Reservoir characterization using coupling of tidal signals with downhole pressure transient analysis
Interpretation of ocean (and barometric) tide effects is based upon a cyclic change to the head of water (or air) which alters the overburden and thus reservoir pore pressure. Accurate measurements of surface ocean tide are simple to make and can be compared to in phase to measurements of the reservoir pressure. Thus, using this technology we can measure compressibility and porosity along with variation of compressibility away from the wellbore through interpretation of shift of phase between surface and bottom hole pressure measurements.

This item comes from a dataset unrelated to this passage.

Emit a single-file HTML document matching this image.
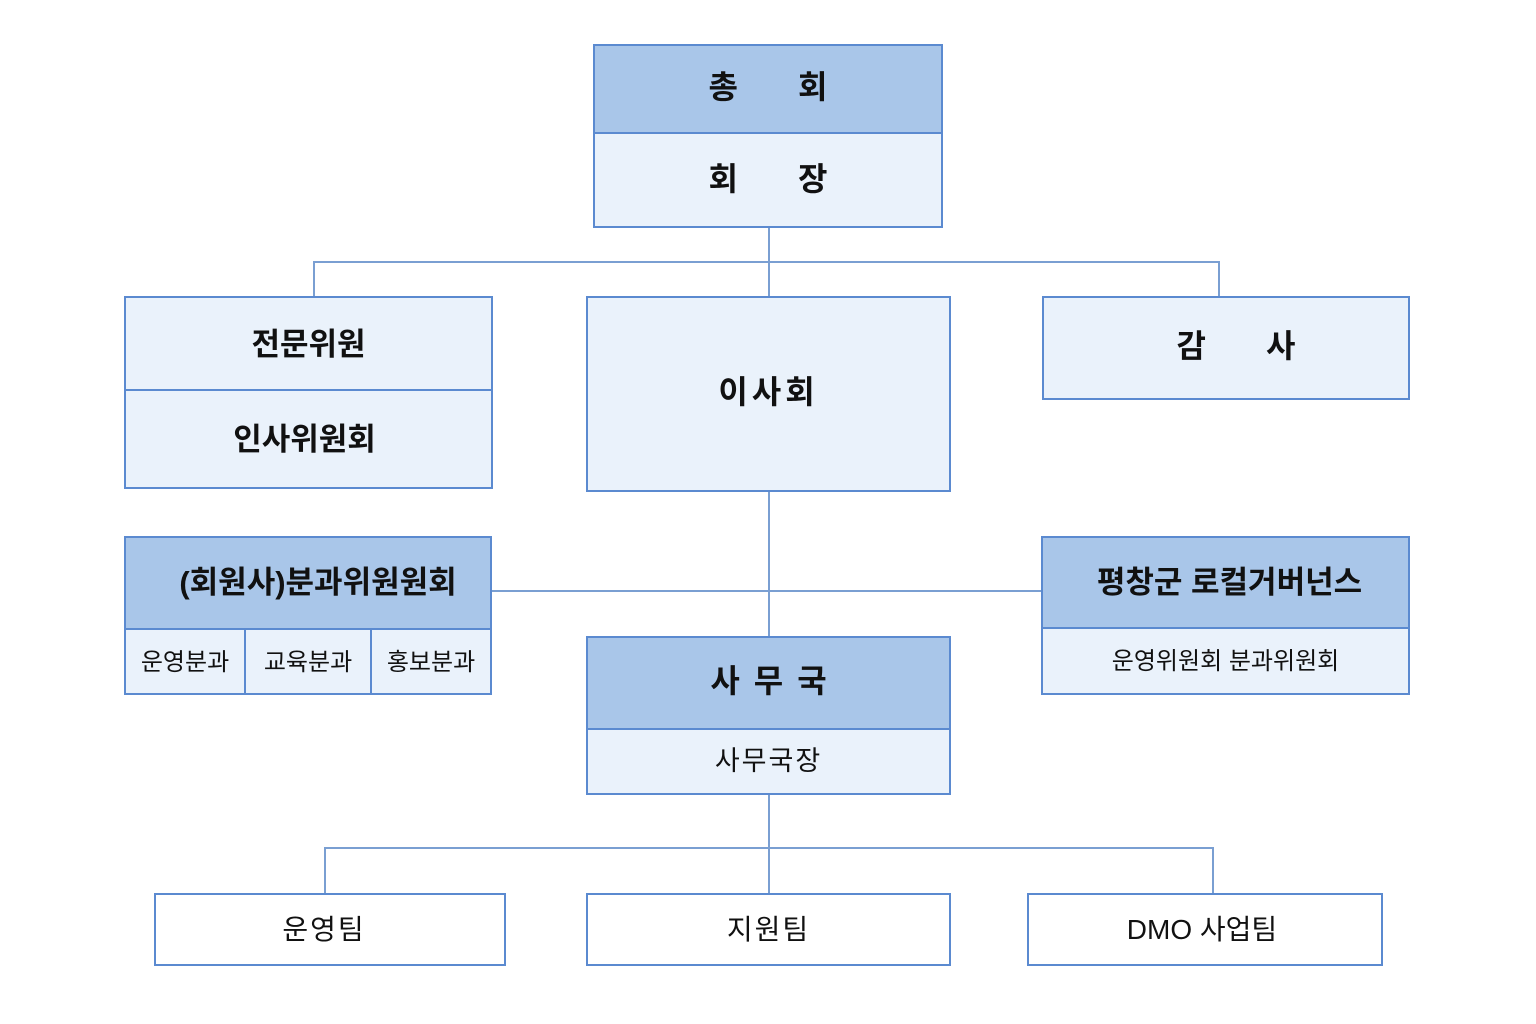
<!DOCTYPE html>
<html><head><meta charset="utf-8"><style>
html,body{margin:0;padding:0;background:#fff;}
body{width:1536px;height:1024px;position:relative;overflow:hidden;font-family:"Liberation Sans","Noto Sans CJK KR","NanumGothic",sans-serif;color:#111;}
.b{position:absolute;box-sizing:border-box;border:2px solid #5b8ad0;}
.d{background:#a9c6e9;}
.l{background:#eaf2fb;}
.w{background:#fff;}
.t{position:absolute;display:flex;align-items:center;justify-content:center;white-space:pre;}
.ln{position:absolute;background:#7a9fd2;}
.sp{display:inline-block;}
</style></head><body>
<div class="ln" style="left:768px;top:228px;width:1.5px;height:68px"></div>
<div class="ln" style="left:313px;top:261px;width:906px;height:1.5px"></div>
<div class="ln" style="left:313px;top:261px;width:1.5px;height:35px"></div>
<div class="ln" style="left:1218px;top:261px;width:1.5px;height:35px"></div>
<div class="ln" style="left:768px;top:491px;width:1.5px;height:145px"></div>
<div class="ln" style="left:492px;top:590px;width:549px;height:1.5px"></div>
<div class="ln" style="left:768px;top:794px;width:1.5px;height:99px"></div>
<div class="ln" style="left:324px;top:847px;width:889px;height:1.5px"></div>
<div class="ln" style="left:324px;top:847px;width:1.5px;height:46px"></div>
<div class="ln" style="left:1212px;top:847px;width:1.5px;height:46px"></div>

<div class="b d" style="left:593px;top:44px;width:350px;height:90px"></div>
<div class="b l" style="left:593px;top:132px;width:350px;height:96px"></div>
<div class="t" style="left:593px;top:41px;width:350px;height:88px;font-size:32px;font-weight:bold">총<span class="sp" style="width:60px"></span>회</div>
<div class="t" style="left:593px;top:129px;width:350px;height:96px;font-size:32px;font-weight:bold">회<span class="sp" style="width:60px"></span>장</div>

<div class="b l" style="left:124px;top:296px;width:369px;height:96px"></div>
<div class="b l" style="left:124px;top:389px;width:369px;height:100px"></div>
<div class="t" style="left:124px;top:294px;width:369px;height:94px;font-size:31px;font-weight:bold">전문위원</div>
<div class="t" style="left:120px;top:387px;width:369px;height:98px;font-size:31px;font-weight:bold">인사위원회</div>

<div class="b l" style="left:586px;top:296px;width:365px;height:196px"></div>
<div class="t" style="left:586px;top:294px;width:365px;height:192px;font-size:32px;font-weight:bold;letter-spacing:4px">이사회</div>

<div class="b l" style="left:1042px;top:296px;width:368px;height:104px"></div>
<div class="t" style="left:1052px;top:294px;width:368px;height:100px;font-size:32px;font-weight:bold">감<span class="sp" style="width:60px"></span>사</div>

<div class="b d" style="left:124px;top:536px;width:368px;height:95px"></div>
<div class="b l" style="left:124px;top:628px;width:122px;height:67px"></div>
<div class="b l" style="left:244px;top:628px;width:128px;height:67px"></div>
<div class="b l" style="left:370px;top:628px;width:122px;height:67px"></div>
<div class="t" style="left:134px;top:533px;width:368px;height:92px;font-size:31px;font-weight:bold">(회원사)분과위원원회</div>
<div class="t" style="left:124px;top:626px;width:122px;height:66px;font-size:24px">운영분과</div>
<div class="t" style="left:244px;top:626px;width:128px;height:66px;font-size:24px">교육분과</div>
<div class="t" style="left:370px;top:626px;width:122px;height:66px;font-size:24px">홍보분과</div>

<div class="b d" style="left:1041px;top:536px;width:369px;height:94px"></div>
<div class="b l" style="left:1041px;top:627px;width:369px;height:68px"></div>
<div class="t" style="left:1045px;top:533px;width:369px;height:92px;font-size:31px;font-weight:bold">평창군 로컬거버넌스</div>
<div class="t" style="left:1041px;top:625px;width:369px;height:66px;font-size:24px">운영위원회 분과위원회</div>

<div class="b d" style="left:586px;top:636px;width:365px;height:95px"></div>
<div class="b l" style="left:586px;top:728px;width:365px;height:67px"></div>
<div class="t" style="left:586px;top:633px;width:365px;height:92px;font-size:32px;font-weight:bold">사<span class="sp" style="width:14px"></span>무<span class="sp" style="width:14px"></span>국</div>
<div class="t" style="left:586px;top:726px;width:365px;height:64px;font-size:27px;letter-spacing:2px">사무국장</div>

<div class="b w" style="left:154px;top:893px;width:352px;height:73px"></div>
<div class="b w" style="left:586px;top:893px;width:365px;height:73px"></div>
<div class="b w" style="left:1027px;top:893px;width:356px;height:73px"></div>
<div class="t" style="left:154px;top:891px;width:340px;height:73px;font-size:28px;letter-spacing:2px">운영팀</div>
<div class="t" style="left:586px;top:891px;width:365px;height:73px;font-size:28px;letter-spacing:2px">지원팀</div>
<div class="t" style="left:1027px;top:891px;width:350px;height:73px;font-size:28px">DMO 사업팀</div>
</body></html>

Fluctuations of pressure and liquid levels in wells that are connected with sufficiently confined subsurface fluids provides a means of obtaining quantitative data on the earth strains. These pressure fluctuations in a static reservoir can be due to earth or ocean tides. For an offshore reservoir with unconsolidated sands the tidal signal transmission efficiency is relatively large and hence it become possible to extract tidal signals from downhole gauge. While downhole pressure gauge radius of investigation is dependent on time of flow period. Ocean tides, owning to their vast extend as compare to the reservoir affects a much larger area. Thus, in theory for a static reservoir it becomes possible to detect reservoir compartments by analysis of induced pore pressure changes due to ocean tides. Detection of this phenomenon in the well could also represent a new piece of information about the fluids present in the vicinity of the well. Analysis of this phenomenon in deepwater wells and its magnitude with the aid of mathematical modeling is goal of this study.
This technology could be highly productive for resolving ongoing tussle between ONGC and RIL over reservoir boundaries in KG-D6 reservoir by providing independent check of claims which geophysical data purports.
Project duration: NA
Xingru Wu (firstname.lastname@example.org), Ph.D., Project PI, Associate Professor at the University of Oklahoma (OU). His research interests include enhanced oil recovery, production and reservoir engineering, deepwater production and surveillance technologies, fluid phase behavior and flow assurance, and reservoir characterization. From 2005 through 2012, he worked in BP America as a reservoir engineer, and was involved in chemical flooding for enhanced oil recovery, nitrogen injection for gas condensate fields, and deepwater development and production in the Gulf of Mexico. He obtained his Ph.D. from the University of Texas at Austin in 2006 and M.Sc. from University of Alaska Fairbanks in 2002, and all degrees were on petroleum engineering. During his graduate study, he also worked at Alaska Oil & Gas Conservation Commission and Idaho National Laboratory. From 1997 through 2000, he worked at China National Offshore Oil Company as a petroleum engineer.
Priyank Srivastava (email@example.com), Graduate Student at the University Of Oklahoma (OU). His research interests include reservoir characterization, pressure transient analysis. From 2010 through 2014, he worked in Reliance Industries limited, India as a reservoir engineer and was involved in exploratory deepwater/on-land reservoir data acquisition from wireline formation testing, drill stem testing, core analysis and PVT experiments and preparation of these data for inputs to reservoir simulation models.